Pistorius disse que é provável que haja negociações sobre o aumento da meta para 3%, e sugeriu que a decisão final sobre a questão caberia ao seu ministério.
“Estou satisfeito com o ótimo início que tive e continuo tendo com meu colega ministro do Exterior, Jo Wadephul”, disse Pistorius. “Ao mesmo tempo, ele sabe tão bem quanto eu que o orçamento da defesa está definido na Seção 14, que é meu departamento.”
O ministro alemão das Finanças, Lars Klingbeil, também do SPD, afirmou que o país gastará mais em segurança, “mas a quantia a ser dedicada a isso vai ser determinada pelo acordo alcançado na cúpula da Otan”, que ocorrerá no próximo mês em Haia.
Merz quer reduzir dependência dos EUA
Para a Alemanha, gastar 5% do PIB equivaleria a mais de 200 bilhões de euros por ano – valor considerado anteriormente como sendo fora da realidade.
Contudo, a coalizão de Merz aumentou a capacidade de gastos do governo ao afrouxar as regras de endividamento e conseguir a aprovação de centenas de bilhões de euros em financiamentos adicionais para defesa e infraestrutura.
Em entrevista ao semanário alemão Die Zeit, Merz afirmou que os grandes investimentos em defesa – especialmente em sistemas fabricados na Europa – devem ser visto como um estímulo para a economia em recessão e para encerrar a dependência de Washington em termos de segurança.
“Se quisermos fortalecer nossas capacidades de defesa, precisamos reduzir gradualmente nossa dependência dos EUA”, disse o chanceler federal.
Trump vem alegando há anos que os parceiros da Otan não contribuem de maneira justa para a aliança. A Alemanha, por exemplo, atingiu a meta de gastar 2% de seu PIB em defesa somente no ano passado.
Em Antália, Rubio afirmou que “a Otan tem a oportunidade de se fortalecer ainda mais”. “A aliança é tão forte quanto seu elo mais fraco, e pretendemos e nos esforçamos para não ter elos fracos na aliança”, acrescentou.
Rutte destaca ameaças à Otan
O secretário-geral da Otan disse que os gastos adicionais são necessários para proteger a aliança de diferentes ameaças – incluindo a Rússia, o aumento do poderio militar da China e o terrorismo – mas também para aumentar a produção industrial de defesa da Otan.

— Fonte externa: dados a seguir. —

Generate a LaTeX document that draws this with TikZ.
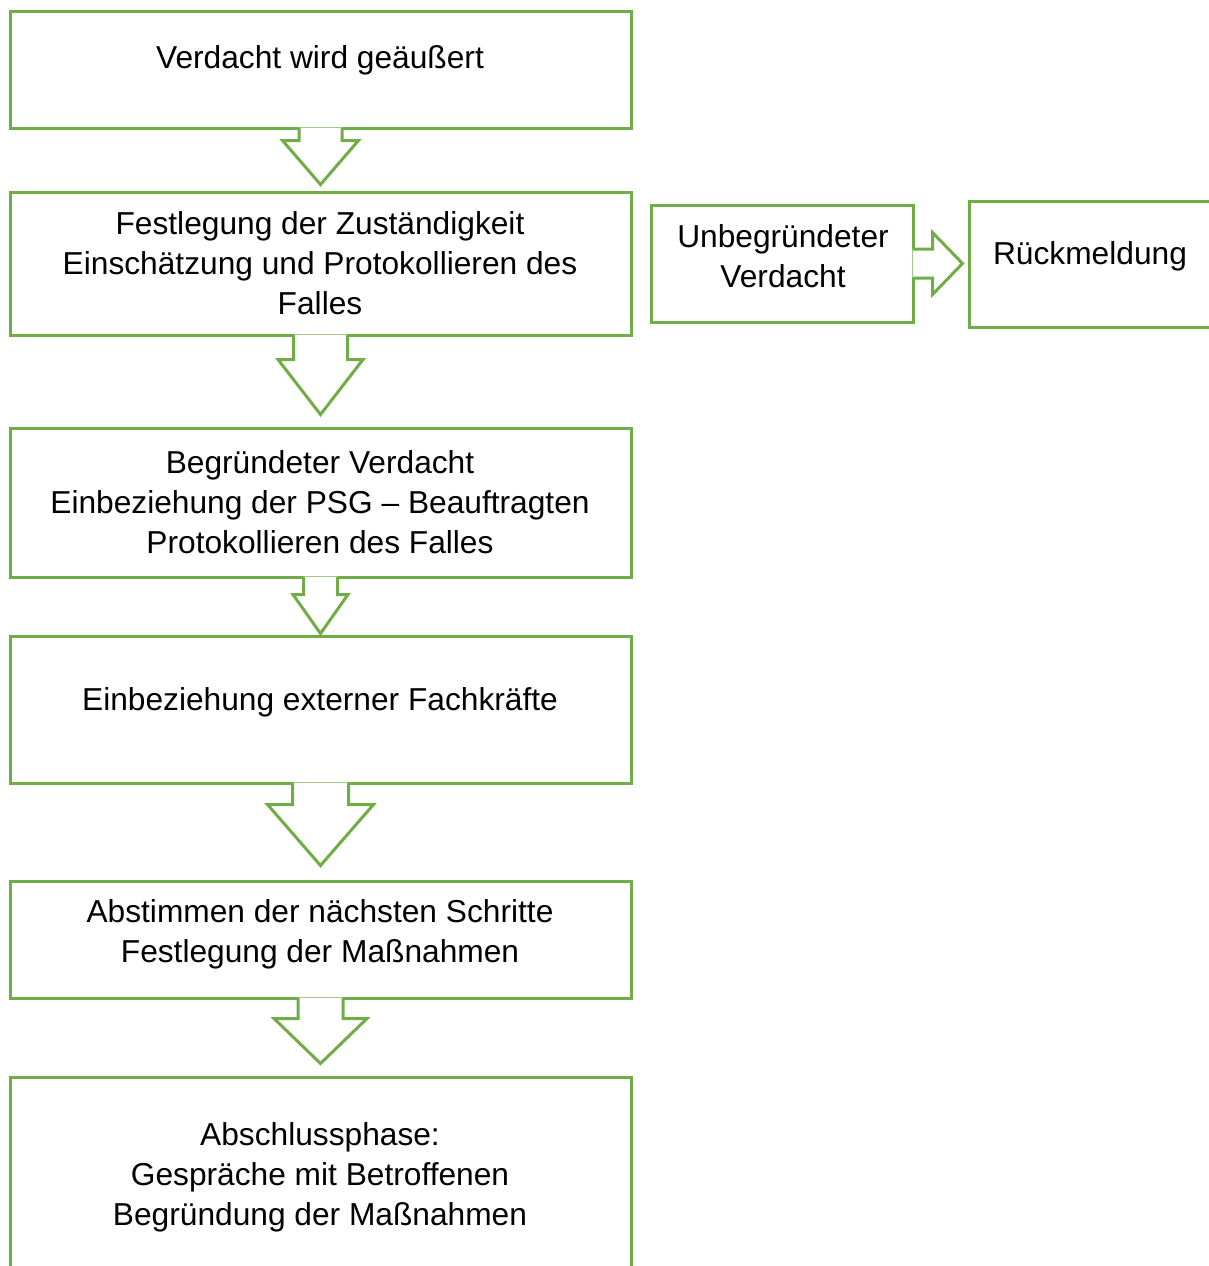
\documentclass[tikz,border=0pt]{standalone}
\usepackage{fontspec}
\setmainfont{Liberation Sans}
\usetikzlibrary{calc}
\definecolor{grn}{HTML}{70AD47}
\tikzset{
  box/.style={draw=grn, line width=3pt, rectangle, inner sep=0pt},
  lbl/.style={font=\fontsize{31.7}{39.7}\selectfont, align=center, anchor=base, inner sep=0pt},
  barrow/.style={draw=grn, line width=3pt, line join=miter}
}
\newcommand\grnArrowDown[5]{%
  \fill[white] ($(#1.south)+(-#2,-2)$) -- ($(#1.south)+(-#2,#3)$) -- ($(#1.south)+(-#4,#3)$) -- ($(#1.south)+(0,#3+#5)$) -- ($(#1.south)+(#4,#3)$) -- ($(#1.south)+(#2,#3)$) -- ($(#1.south)+(#2,-2)$) -- cycle;
  \draw[barrow] ($(#1.south)+(-#2,-1.5)$) -- ($(#1.south)+(-#2,#3)$) -- ($(#1.south)+(-#4,#3)$) -- ($(#1.south)+(0,#3+#5)$) -- ($(#1.south)+(#4,#3)$) -- ($(#1.south)+(#2,#3)$) -- ($(#1.south)+(#2,-1.5)$);}
\newcommand\grnArrowRight[5]{%
  \fill[white] ($(#1.east)+(-2,-#2)$) -- ($(#1.east)+(#3,-#2)$) -- ($(#1.east)+(#3,-#4)$) -- ($(#1.east)+(#3+#5,0)$) -- ($(#1.east)+(#3,#4)$) -- ($(#1.east)+(#3,#2)$) -- ($(#1.east)+(-2,#2)$) -- cycle;
  \draw[barrow] ($(#1.east)+(-1.5,-#2)$) -- ($(#1.east)+(#3,-#2)$) -- ($(#1.east)+(#3,-#4)$) -- ($(#1.east)+(#3+#5,0)$) -- ($(#1.east)+(#3,#4)$) -- ($(#1.east)+(#3,#2)$) -- ($(#1.east)+(-1.5,#2)$);}
\begin{document}
\begin{tikzpicture}[x=1pt,y=-1pt]
\useasboundingbox (0,0) rectangle (1209,1266);
% boxes
\node[box, minimum width=621pt, minimum height=117pt] (b1) at (320.5,69.5) {};
\node[box, minimum width=621pt, minimum height=143pt] (b2) at (320.5,263.5) {};
\node[box, minimum width=621pt, minimum height=149pt] (b3) at (320.5,502.5) {};
\node[box, minimum width=621pt, minimum height=147pt] (b4) at (320.5,709.5) {};
\node[box, minimum width=621pt, minimum height=117pt] (b5) at (320.5,939.5) {};
\node[box, minimum width=621pt, minimum height=223pt] (b6) at (320.5,1188.5) {};
\node[box, minimum width=262pt, minimum height=117pt] (bA) at (782,263.5) {};
\node[box, minimum width=243pt, minimum height=126pt] (bB) at (1090.5,264) {};
% block arrows
\grnArrowDown{b1}{21.5}{11}{38}{44}
\grnArrowDown{b2}{27}{23}{42.5}{55}
\grnArrowDown{b3}{17}{16}{27.5}{39}
\grnArrowDown{b4}{28}{20}{53}{61}
\grnArrowDown{b5}{22.5}{19}{46.5}{45}
\grnArrowRight{bA}{14.5}{18}{31}{30}
% texts (base anchor = baseline of the last line)
\node[lbl] (t1) at (320,68) {Verdacht wird geäußert};
\node[lbl] (t2) at (320,314) {Festlegung der Zuständigkeit\\Einschätzung und Protokollieren des\\Falles};
\node[lbl] (t3) at (320,553) {Begründeter Verdacht\\Einbeziehung der PSG – Beauftragten\\Protokollieren des Falles};
\node[lbl] (t4) at (320,710) {Einbeziehung externer Fachkräfte};
\node[lbl] (t5) at (320,962) {Abstimmen der nächsten Schritte\\Festlegung der Maßnahmen};
\node[lbl] (t6) at (320,1225) {Abschlussphase:\\Gespräche mit Betroffenen\\Begründung der Maßnahmen};
\node[lbl] (tA) at (783,287) {Unbegründeter\\Verdacht};
\node[lbl] (tB) at (1090,264) {Rückmeldung};
\end{tikzpicture}
\end{document}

“Precisamos produzir mais em toda a Otan, particularmente quando olhamos para a Rússia”, disse Rutte. “Temos que vencê-los no que diz respeito à produção industrial de defesa.”

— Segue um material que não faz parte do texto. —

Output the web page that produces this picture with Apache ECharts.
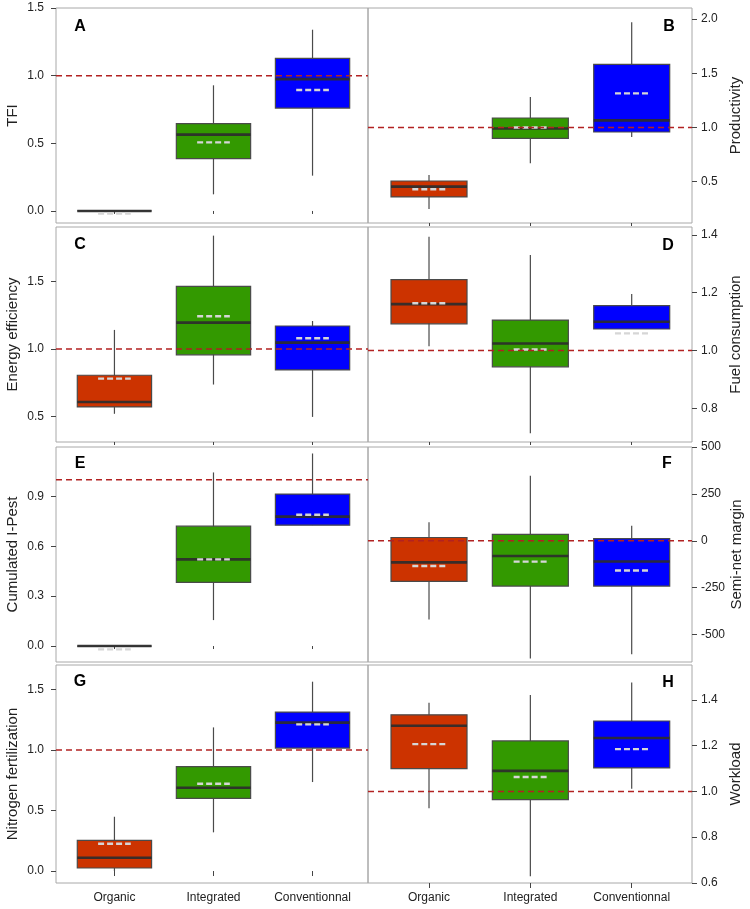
<!DOCTYPE html>
<html>
<head>
<meta charset="utf-8">
<script src="https://cdn.jsdelivr.net/npm/echarts@6/dist/echarts.min.js"></script>
<style>
html,body{margin:0;padding:0;background:#fff;}
#chart{width:750px;height:909px;}
</style>
</head>
<body>
<div id="chart"></div>
<script>
// ---- categories ----
var categories = ['Organic', 'Integrated', 'Conventionnal'];
var boxColors = ['#CC3300', '#339900', '#0000FF'];

// ---- panel titles / axis names ----
var panelLetters = ['A', 'B', 'C', 'D', 'E', 'F', 'G', 'H'];
var axisNames = ['TFI', 'Productivity', 'Energy efficiency', 'Fuel consumption',
                 'Cumulated I-Pest', 'Semi-net margin', 'Nitrogen fertilization', 'Workload'];

// ---- values, order: Organic, Integrated, Conventionnal ----
// A: TFI
var A_low  = [0, 0.123, 0.261];
var A_q1   = [0, 0.387, 0.761];
var A_med  = [0, 0.564, 0.975];
var A_q3   = [0, 0.645, 1.128];
var A_high = [0, 0.929, 1.340];
var A_mean = [-0.02, 0.507, 0.894];
// B: Productivity
var B_low  = [0.248, 0.670, 0.911];
var B_q1   = [0.359, 0.899, 0.958];
var B_med  = [0.454, 0.990, 1.065];
var B_q3   = [0.506, 1.087, 1.581];
var B_high = [0.562, 1.280, 1.970];
var B_mean = [0.430, 1.000, 1.314];
// C: Energy efficiency
var C_low  = [0.519, 0.736, 0.496];
var C_q1   = [0.570, 0.956, 0.844];
var C_med  = [0.607, 1.195, 1.047];
var C_q3   = [0.805, 1.464, 1.170];
var C_high = [1.141, 1.840, 1.207];
var C_mean = [0.780, 1.242, 1.079];
// D: Fuel consumption
var D_low  = [1.014, 0.713, 1.074];
var D_q1   = [1.092, 0.943, 1.074];
var D_med  = [1.160, 1.024, 1.099];
var D_q3   = [1.245, 1.105, 1.155];
var D_high = [1.393, 1.330, 1.195];
var D_mean = [1.163, 1.003, 1.059];
// E: Cumulated I-Pest
var E_low  = [0, 0.156, 0.727];
var E_q1   = [0, 0.383, 0.727];
var E_med  = [0, 0.521, 0.778];
var E_q3   = [0, 0.721, 0.914];
var E_high = [0, 1.044, 1.158];
var E_mean = [-0.02, 0.521, 0.790];
// F: Semi-net margin
var F_low  = [-419, -627, -605];
var F_q1   = [-216, -241, -241];
var F_med  = [-115, -81, -110];
var F_q3   = [18, 35, 12];
var F_high = [99, 347, 81];
var F_mean = [-134, -111, -158];
// G: Nitrogen fertilization
var G_low  = [0, 0.320, 0.736];
var G_q1   = [0.025, 0.601, 1.017];
var G_med  = [0.110, 0.689, 1.227];
var G_q3   = [0.254, 0.863, 1.315];
var G_high = [0.449, 1.188, 1.566];
var G_mean = [0.226, 0.722, 1.213];
// H: Workload
var H_low  = [0.926, 0.629, 1.012];
var H_q1   = [1.100, 0.964, 1.103];
var H_med  = [1.287, 1.090, 1.234];
var H_q3   = [1.335, 1.221, 1.308];
var H_high = [1.388, 1.422, 1.476];
var H_mean = [1.207, 1.063, 1.185];

// reference lines
var refValues = [1, 1, 1, 1, 1, 0, 1, 1];

// y tick labels
var A_ticks = [0, 0.5, 1.0, 1.5];
var B_ticks = [0.5, 1.0, 1.5, 2.0];
var C_ticks = [0.5, 1.0, 1.5];
var D_ticks = [0.8, 1.0, 1.2, 1.4];
var E_ticks = [0, 0.3, 0.6, 0.9];
var F_ticks = [-500, -250, 0, 250, 500];
var G_ticks = [0, 0.5, 1.0, 1.5];
var H_ticks = [0.6, 0.8, 1.0, 1.2, 1.4];

// ---- layout (not data) ----
var yRanges = [[-0.089, 1.5005], [0.119, 2.101], [0.31, 1.904], [0.683, 1.427],
               [-0.096, 1.197], [-646, 500.5], [-0.099, 1.704], [0.5995, 1.553]];
var tickDecimals = [1, 1, 1, 1, 1, 0, 1, 1];
var rows = [{top: 8, h: 215}, {top: 227, h: 215}, {top: 447, h: 215}, {top: 665, h: 218}];
var cols = [{left: 56, w: 312, xmin: 0.41, xmax: 3.56}, {left: 368, w: 324, xmin: 0.398, xmax: 3.595}];
var letterPos = [[80, 27], [669, 27], [80, 245], [668, 246], [80, 464], [667, 464], [80, 682], [668, 683]];

var panels = [
  [A_low, A_q1, A_med, A_q3, A_high, A_mean, A_ticks],
  [B_low, B_q1, B_med, B_q3, B_high, B_mean, B_ticks],
  [C_low, C_q1, C_med, C_q3, C_high, C_mean, C_ticks],
  [D_low, D_q1, D_med, D_q3, D_high, D_mean, D_ticks],
  [E_low, E_q1, E_med, E_q3, E_high, E_mean, E_ticks],
  [F_low, F_q1, F_med, F_q3, F_high, F_mean, F_ticks],
  [G_low, G_q1, G_med, G_q3, G_high, G_mean, G_ticks],
  [H_low, H_q1, H_med, H_q3, H_high, H_mean, H_ticks]
];

var FONT = 'Liberation Sans, Arial, sans-serif';
var BOX_W = 0.75, MEAN_W = 0.33;

function renderBox(params, api) {
  var x = api.value(0);
  var ci = api.value(7);
  var pLow = api.coord([x, api.value(1)]);
  var pQ1 = api.coord([x, api.value(2)]);
  var pMed = api.coord([x, api.value(3)]);
  var pQ3 = api.coord([x, api.value(4)]);
  var pHigh = api.coord([x, api.value(5)]);
  var pMean = api.coord([x, api.value(6)]);
  var hw = api.size([BOX_W, 0])[0] / 2;
  var mw = api.size([MEAN_W, 0])[0] / 2;
  var cx = pMed[0];
  return {
    type: 'group',
    children: [
      {type: 'line', shape: {x1: cx, y1: pLow[1], x2: cx, y2: pHigh[1]},
       style: {stroke: '#4a4a4a', lineWidth: 1.2}},
      {type: 'rect', shape: {x: cx - hw, y: pQ3[1], width: hw * 2, height: Math.max(pQ1[1] - pQ3[1], 0)},
       style: {fill: boxColors[ci], stroke: '#4a4a4a', lineWidth: 1.2}},
      {type: 'line', shape: {x1: cx - hw, y1: pMed[1], x2: cx + hw, y2: pMed[1]},
       style: {stroke: 'rgba(45,45,45,0.92)', lineWidth: 2.6}},
      {type: 'line', shape: {x1: cx - mw, y1: pMean[1], x2: cx + mw, y2: pMean[1]},
       style: {stroke: '#d6d6d6', lineWidth: 2.4, lineDash: [6, 3]}}
    ]
  };
}

var grids = [], xAxes = [], yAxes = [], series = [], graphics = [];
for (var p = 0; p < 8; p++) {
  var r = rows[Math.floor(p / 2)], c = cols[p % 2];
  var isRight = (p % 2) === 1;
  var isBottom = p >= 6;
  var d = panels[p];
  grids.push({left: c.left, top: r.top, width: c.w, height: r.h,
              show: true, borderColor: '#a8a8a8', borderWidth: 1, backgroundColor: 'transparent'});
  xAxes.push({
    type: 'value', gridIndex: p, min: c.xmin, max: c.xmax,
    splitLine: {show: false}, axisLine: {show: false},
    axisTick: {show: true, inside: false, length: isBottom ? 5 : 3, customValues: [1, 2, 3],
               lineStyle: {color: '#444', width: 1}},
    axisLabel: {show: isBottom, customValues: [1, 2, 3], margin: 9,
                fontFamily: FONT, fontSize: 12, color: '#222',
                formatter: function (v) { return categories[Math.round(v) - 1] || ''; }}
  });
  (function (dec) {
    yAxes.push({
      type: 'value', gridIndex: p, min: yRanges[p][0], max: yRanges[p][1],
      position: isRight ? 'right' : 'left',
      splitLine: {show: false}, axisLine: {show: false},
      axisTick: {show: true, inside: false, length: 5, customValues: d[6],
                 lineStyle: {color: '#444', width: 1}},
      axisLabel: {customValues: d[6], margin: isRight ? 9 : 12, fontFamily: FONT, fontSize: 12, color: '#222',
                  showMinLabel: true, showMaxLabel: true,
                  formatter: function (v) { return dec === 0 ? String(Math.round(v)) : v.toFixed(dec); }},
      name: axisNames[p], nameLocation: 'middle', nameRotate: 90, nameGap: isRight ? 36 : 36,
      nameTextStyle: {fontFamily: FONT, fontSize: 15, color: '#222'}
    });
  })(tickDecimals[p]);
  var data = [];
  for (var i = 0; i < 3; i++) {
    data.push([i + 1, d[0][i], d[1][i], d[2][i], d[3][i], d[4][i], d[5][i], i]);
  }
  series.push({
    type: 'custom', xAxisIndex: p, yAxisIndex: p, renderItem: renderBox,
    encode: {x: 0, y: [1, 2, 3, 4, 5, 6]}, data: data, clip: true, z: 2, silent: true
  });
  series.push({
    type: 'line', xAxisIndex: p, yAxisIndex: p, symbol: 'none', silent: true, z: 5,
    data: [[c.xmin, refValues[p]], [c.xmax, refValues[p]]],
    lineStyle: {color: '#B22222', width: 1.5, type: [6, 4]}
  });
  graphics.push({
    type: 'text', x: letterPos[p][0], y: letterPos[p][1], z: 10,
    style: {text: panelLetters[p], font: 'bold 16px ' + FONT, fill: '#000',
            textAlign: 'center', textVerticalAlign: 'middle', align: 'center', verticalAlign: 'middle'}
  });
}

var chart = echarts.init(document.getElementById('chart'), null, {renderer: 'canvas'});
chart.setOption({
  backgroundColor: '#fff',
  animation: false,
  grid: grids,
  xAxis: xAxes,
  yAxis: yAxes,
  series: series,
  graphic: graphics
});
</script>
</body>
</html>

O orçamento também é necessário “para garantir que a Ucrânia possa prevalecer [na guerra contra a Rússia] e que possamos ajudar coletivamente a Ucrânia a levar esta guerra a uma paz duradoura”, concluiu Rutte.
“Mudança de paradigma”
Em entrevista ao jornal alemão Bild, Roderich Kiesewetter, ex-militar alemão de alto escalão e político da CDU de Merz e Wadephul, chamou a medida de uma “mudança de paradigma”. “Não acontecerá da noite para o dia, mas precisa acontecer”. acrescentou.
A meta parece ambiciosa, tendo em vista o estado atual da Bundeswehr (Forças Armadas alemãs), que sofre com a escassez de sistemas de armas essenciais e enfrenta dificuldades para recrutar novos membros.
A Alemanha, com sua história sombria na Segunda Guerra Mundial, por muito tempo relutou em investir demasiadamente em defesa. O orçamento militar do país caiu drasticamente após a Guerra Fria, à medida que os países europeus dependiam mais dos Estados Unidos, o maior “peso-pesado” da Otan, para sua segurança.
As décadas de gastos militares reduzidos diminuíram o número de tanques de guerra e obuses da Alemanha, de milhares para centenas. Nos últimos anos, a Bundeswehr foi criticada por falhas de equipamento ao enviar contingentes para o Afeganistão e o Mali. Entre os problemas estavam helicópteros que não conseguiam voar e fuzis que não atiravam corretamente.
A Bundeswehr, cujo objetivo é aumentar seu efetivo para 203 mil soldados até 2031, ficou aquém da meta do ano passado de aumentar seu contingente em mais de 20 mil soldados, apesar de uma campanha nas redes sociais.
As Forças Armadas têm “muito pouco de tudo” – de defesas aéreas e drones a satélites e capacidades de inteligência artificial – alertou em março a comissária parlamentar para as Forças Armadas, Eva Hoegl, do SPD.